■ WRITTEN REQUEST: Can you transcribe every line exactly and leave the pictures behind?
= = = = = = =
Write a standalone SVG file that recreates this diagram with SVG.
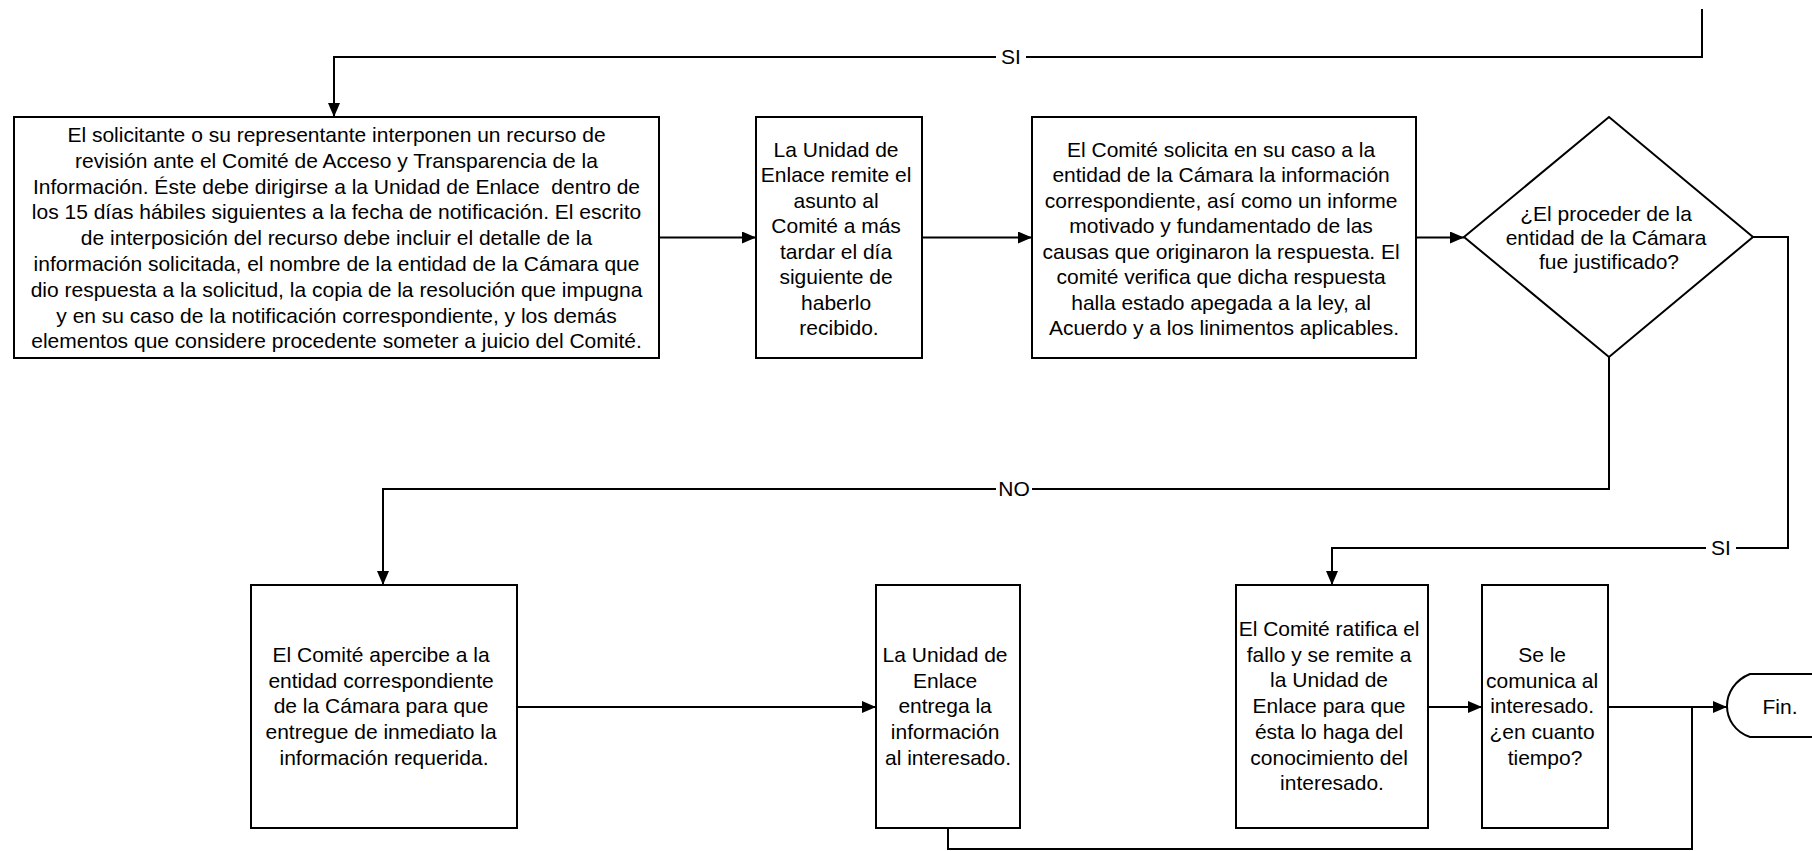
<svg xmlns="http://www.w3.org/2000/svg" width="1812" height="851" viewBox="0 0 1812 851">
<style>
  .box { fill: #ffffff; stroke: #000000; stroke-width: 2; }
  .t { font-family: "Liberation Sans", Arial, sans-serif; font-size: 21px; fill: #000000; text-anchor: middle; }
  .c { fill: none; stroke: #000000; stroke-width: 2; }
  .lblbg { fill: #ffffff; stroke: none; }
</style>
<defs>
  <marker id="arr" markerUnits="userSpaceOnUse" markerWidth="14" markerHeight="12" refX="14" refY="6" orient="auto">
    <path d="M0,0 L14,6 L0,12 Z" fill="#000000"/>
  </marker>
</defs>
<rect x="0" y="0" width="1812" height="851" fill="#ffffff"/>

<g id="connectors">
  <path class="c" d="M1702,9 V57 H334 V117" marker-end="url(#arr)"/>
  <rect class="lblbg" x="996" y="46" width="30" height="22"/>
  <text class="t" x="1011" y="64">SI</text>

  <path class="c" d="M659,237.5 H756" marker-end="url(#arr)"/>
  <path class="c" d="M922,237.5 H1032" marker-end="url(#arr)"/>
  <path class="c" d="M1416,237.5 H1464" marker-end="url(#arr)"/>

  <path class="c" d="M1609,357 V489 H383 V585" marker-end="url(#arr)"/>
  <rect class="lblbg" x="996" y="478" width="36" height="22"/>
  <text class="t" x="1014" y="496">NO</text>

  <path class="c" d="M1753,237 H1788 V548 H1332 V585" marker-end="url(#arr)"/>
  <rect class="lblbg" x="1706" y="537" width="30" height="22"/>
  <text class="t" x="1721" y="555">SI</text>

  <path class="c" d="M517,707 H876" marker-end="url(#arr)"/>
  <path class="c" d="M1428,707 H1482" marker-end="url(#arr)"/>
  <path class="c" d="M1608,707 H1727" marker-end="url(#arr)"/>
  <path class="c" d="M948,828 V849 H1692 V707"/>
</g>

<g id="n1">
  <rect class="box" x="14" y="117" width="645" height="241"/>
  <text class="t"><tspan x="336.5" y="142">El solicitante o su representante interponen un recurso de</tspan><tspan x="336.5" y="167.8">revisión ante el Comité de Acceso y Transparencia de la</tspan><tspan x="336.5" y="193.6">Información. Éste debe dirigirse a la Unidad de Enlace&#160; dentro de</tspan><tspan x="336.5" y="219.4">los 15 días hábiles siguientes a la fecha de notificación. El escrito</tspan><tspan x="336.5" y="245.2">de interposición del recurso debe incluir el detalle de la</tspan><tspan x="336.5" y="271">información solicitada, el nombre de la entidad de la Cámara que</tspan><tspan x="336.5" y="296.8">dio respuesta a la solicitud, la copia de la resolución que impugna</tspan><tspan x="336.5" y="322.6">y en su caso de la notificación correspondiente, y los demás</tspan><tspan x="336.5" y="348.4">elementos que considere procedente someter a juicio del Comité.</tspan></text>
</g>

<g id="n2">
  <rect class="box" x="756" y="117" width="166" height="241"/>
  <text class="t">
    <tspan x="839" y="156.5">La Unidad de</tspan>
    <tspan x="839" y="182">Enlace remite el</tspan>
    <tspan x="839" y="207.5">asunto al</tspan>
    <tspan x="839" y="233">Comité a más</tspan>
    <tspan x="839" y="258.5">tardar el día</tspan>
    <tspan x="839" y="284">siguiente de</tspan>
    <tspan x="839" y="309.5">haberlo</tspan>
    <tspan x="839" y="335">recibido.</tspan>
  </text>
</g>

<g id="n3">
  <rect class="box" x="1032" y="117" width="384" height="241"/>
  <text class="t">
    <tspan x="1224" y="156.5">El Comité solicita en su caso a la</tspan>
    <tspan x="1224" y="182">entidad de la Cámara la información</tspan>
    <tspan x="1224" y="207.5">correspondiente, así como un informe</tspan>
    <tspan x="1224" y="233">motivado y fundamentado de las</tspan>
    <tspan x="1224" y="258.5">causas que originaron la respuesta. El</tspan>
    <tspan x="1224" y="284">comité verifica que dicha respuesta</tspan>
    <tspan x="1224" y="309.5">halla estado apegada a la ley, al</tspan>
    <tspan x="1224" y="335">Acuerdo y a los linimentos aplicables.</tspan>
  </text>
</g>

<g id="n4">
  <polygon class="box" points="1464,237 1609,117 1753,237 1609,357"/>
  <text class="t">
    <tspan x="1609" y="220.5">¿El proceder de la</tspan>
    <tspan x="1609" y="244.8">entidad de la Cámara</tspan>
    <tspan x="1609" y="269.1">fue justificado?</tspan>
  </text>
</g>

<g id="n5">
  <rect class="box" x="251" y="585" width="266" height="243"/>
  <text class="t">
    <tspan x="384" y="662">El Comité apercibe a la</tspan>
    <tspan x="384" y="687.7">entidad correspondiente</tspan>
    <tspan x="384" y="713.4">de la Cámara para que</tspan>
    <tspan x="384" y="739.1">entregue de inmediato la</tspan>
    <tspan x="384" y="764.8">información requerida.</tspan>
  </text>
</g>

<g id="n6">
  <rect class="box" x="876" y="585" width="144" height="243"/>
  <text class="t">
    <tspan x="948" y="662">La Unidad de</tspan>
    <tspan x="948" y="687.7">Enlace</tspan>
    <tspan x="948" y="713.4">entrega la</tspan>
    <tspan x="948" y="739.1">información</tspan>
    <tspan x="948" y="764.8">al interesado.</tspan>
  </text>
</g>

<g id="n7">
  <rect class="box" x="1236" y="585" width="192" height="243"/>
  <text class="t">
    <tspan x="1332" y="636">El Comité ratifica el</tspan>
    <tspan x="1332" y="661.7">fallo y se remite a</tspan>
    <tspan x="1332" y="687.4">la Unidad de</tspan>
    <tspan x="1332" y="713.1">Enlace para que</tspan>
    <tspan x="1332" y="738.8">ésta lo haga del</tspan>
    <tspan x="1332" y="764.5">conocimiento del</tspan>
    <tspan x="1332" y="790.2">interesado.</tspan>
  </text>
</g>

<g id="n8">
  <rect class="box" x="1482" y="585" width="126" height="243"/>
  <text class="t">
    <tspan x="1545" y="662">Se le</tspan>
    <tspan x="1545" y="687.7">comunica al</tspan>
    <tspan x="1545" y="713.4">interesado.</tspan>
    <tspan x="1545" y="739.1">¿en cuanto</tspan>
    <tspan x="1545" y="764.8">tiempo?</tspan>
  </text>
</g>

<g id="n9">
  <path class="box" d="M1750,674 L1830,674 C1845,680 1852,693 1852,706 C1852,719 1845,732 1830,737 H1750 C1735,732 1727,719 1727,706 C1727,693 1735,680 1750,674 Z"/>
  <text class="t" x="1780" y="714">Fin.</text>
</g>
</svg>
= = = = = = =
■ CORRECT RESPONSE:
Write a standalone SVG file that recreates this diagram with SVG.
<svg xmlns="http://www.w3.org/2000/svg" width="1812" height="851" viewBox="0 0 1812 851">
<style>
  .box { fill: #ffffff; stroke: #000000; stroke-width: 2; }
  .t { font-family: "Liberation Sans", Arial, sans-serif; font-size: 21px; fill: #000000; text-anchor: middle; }
  .c { fill: none; stroke: #000000; stroke-width: 2; }
  .lblbg { fill: #ffffff; stroke: none; }
</style>
<defs>
  <marker id="arr" markerUnits="userSpaceOnUse" markerWidth="14" markerHeight="12" refX="14" refY="6" orient="auto">
    <path d="M0,0 L14,6 L0,12 Z" fill="#000000"/>
  </marker>
</defs>
<rect x="0" y="0" width="1812" height="851" fill="#ffffff"/>

<g id="connectors">
  <path class="c" d="M1702,9 V57 H334 V117" marker-end="url(#arr)"/>
  <rect class="lblbg" x="996" y="46" width="30" height="22"/>
  <text class="t" x="1011" y="64">SI</text>

  <path class="c" d="M659,237.5 H756" marker-end="url(#arr)"/>
  <path class="c" d="M922,237.5 H1032" marker-end="url(#arr)"/>
  <path class="c" d="M1416,237.5 H1464" marker-end="url(#arr)"/>

  <path class="c" d="M1609,357 V489 H383 V585" marker-end="url(#arr)"/>
  <rect class="lblbg" x="996" y="478" width="36" height="22"/>
  <text class="t" x="1014" y="496">NO</text>

  <path class="c" d="M1753,237 H1788 V548 H1332 V585" marker-end="url(#arr)"/>
  <rect class="lblbg" x="1706" y="537" width="30" height="22"/>
  <text class="t" x="1721" y="555">SI</text>

  <path class="c" d="M517,707 H876" marker-end="url(#arr)"/>
  <path class="c" d="M1428,707 H1482" marker-end="url(#arr)"/>
  <path class="c" d="M1608,707 H1727" marker-end="url(#arr)"/>
  <path class="c" d="M948,828 V849 H1692 V707"/>
</g>

<g id="n1">
  <rect class="box" x="14" y="117" width="645" height="241"/>
  <text class="t"><tspan x="336.5" y="142">El solicitante o su representante interponen un recurso de</tspan><tspan x="336.5" y="167.8">revisión ante el Comité de Acceso y Transparencia de la</tspan><tspan x="336.5" y="193.6">Información. Éste debe dirigirse a la Unidad de Enlace&#160; dentro de</tspan><tspan x="336.5" y="219.4">los 15 días hábiles siguientes a la fecha de notificación. El escrito</tspan><tspan x="336.5" y="245.2">de interposición del recurso debe incluir el detalle de la</tspan><tspan x="336.5" y="271">información solicitada, el nombre de la entidad de la Cámara que</tspan><tspan x="336.5" y="296.8">dio respuesta a la solicitud, la copia de la resolución que impugna</tspan><tspan x="336.5" y="322.6">y en su caso de la notificación correspondiente, y los demás</tspan><tspan x="336.5" y="348.4">elementos que considere procedente someter a juicio del Comité.</tspan></text>
</g>

<g id="n2">
  <rect class="box" x="756" y="117" width="166" height="241"/>
  <text class="t">
    <tspan x="839" y="156.5">La Unidad de</tspan>
    <tspan x="839" y="182">Enlace remite el</tspan>
    <tspan x="839" y="207.5">asunto al</tspan>
    <tspan x="839" y="233">Comité a más</tspan>
    <tspan x="839" y="258.5">tardar el día</tspan>
    <tspan x="839" y="284">siguiente de</tspan>
    <tspan x="839" y="309.5">haberlo</tspan>
    <tspan x="839" y="335">recibido.</tspan>
  </text>
</g>

<g id="n3">
  <rect class="box" x="1032" y="117" width="384" height="241"/>
  <text class="t">
    <tspan x="1224" y="156.5">El Comité solicita en su caso a la</tspan>
    <tspan x="1224" y="182">entidad de la Cámara la información</tspan>
    <tspan x="1224" y="207.5">correspondiente, así como un informe</tspan>
    <tspan x="1224" y="233">motivado y fundamentado de las</tspan>
    <tspan x="1224" y="258.5">causas que originaron la respuesta. El</tspan>
    <tspan x="1224" y="284">comité verifica que dicha respuesta</tspan>
    <tspan x="1224" y="309.5">halla estado apegada a la ley, al</tspan>
    <tspan x="1224" y="335">Acuerdo y a los linimentos aplicables.</tspan>
  </text>
</g>

<g id="n4">
  <polygon class="box" points="1464,237 1609,117 1753,237 1609,357"/>
  <text class="t">
    <tspan x="1609" y="220.5">¿El proceder de la</tspan>
    <tspan x="1609" y="244.8">entidad de la Cámara</tspan>
    <tspan x="1609" y="269.1">fue justificado?</tspan>
  </text>
</g>

<g id="n5">
  <rect class="box" x="251" y="585" width="266" height="243"/>
  <text class="t">
    <tspan x="384" y="662">El Comité apercibe a la</tspan>
    <tspan x="384" y="687.7">entidad correspondiente</tspan>
    <tspan x="384" y="713.4">de la Cámara para que</tspan>
    <tspan x="384" y="739.1">entregue de inmediato la</tspan>
    <tspan x="384" y="764.8">información requerida.</tspan>
  </text>
</g>

<g id="n6">
  <rect class="box" x="876" y="585" width="144" height="243"/>
  <text class="t">
    <tspan x="948" y="662">La Unidad de</tspan>
    <tspan x="948" y="687.7">Enlace</tspan>
    <tspan x="948" y="713.4">entrega la</tspan>
    <tspan x="948" y="739.1">información</tspan>
    <tspan x="948" y="764.8">al interesado.</tspan>
  </text>
</g>

<g id="n7">
  <rect class="box" x="1236" y="585" width="192" height="243"/>
  <text class="t">
    <tspan x="1332" y="636">El Comité ratifica el</tspan>
    <tspan x="1332" y="661.7">fallo y se remite a</tspan>
    <tspan x="1332" y="687.4">la Unidad de</tspan>
    <tspan x="1332" y="713.1">Enlace para que</tspan>
    <tspan x="1332" y="738.8">ésta lo haga del</tspan>
    <tspan x="1332" y="764.5">conocimiento del</tspan>
    <tspan x="1332" y="790.2">interesado.</tspan>
  </text>
</g>

<g id="n8">
  <rect class="box" x="1482" y="585" width="126" height="243"/>
  <text class="t">
    <tspan x="1545" y="662">Se le</tspan>
    <tspan x="1545" y="687.7">comunica al</tspan>
    <tspan x="1545" y="713.4">interesado.</tspan>
    <tspan x="1545" y="739.1">¿en cuanto</tspan>
    <tspan x="1545" y="764.8">tiempo?</tspan>
  </text>
</g>

<g id="n9">
  <path class="box" d="M1750,674 L1830,674 C1845,680 1852,693 1852,706 C1852,719 1845,732 1830,737 H1750 C1735,732 1727,719 1727,706 C1727,693 1735,680 1750,674 Z"/>
  <text class="t" x="1780" y="714">Fin.</text>
</g>
</svg>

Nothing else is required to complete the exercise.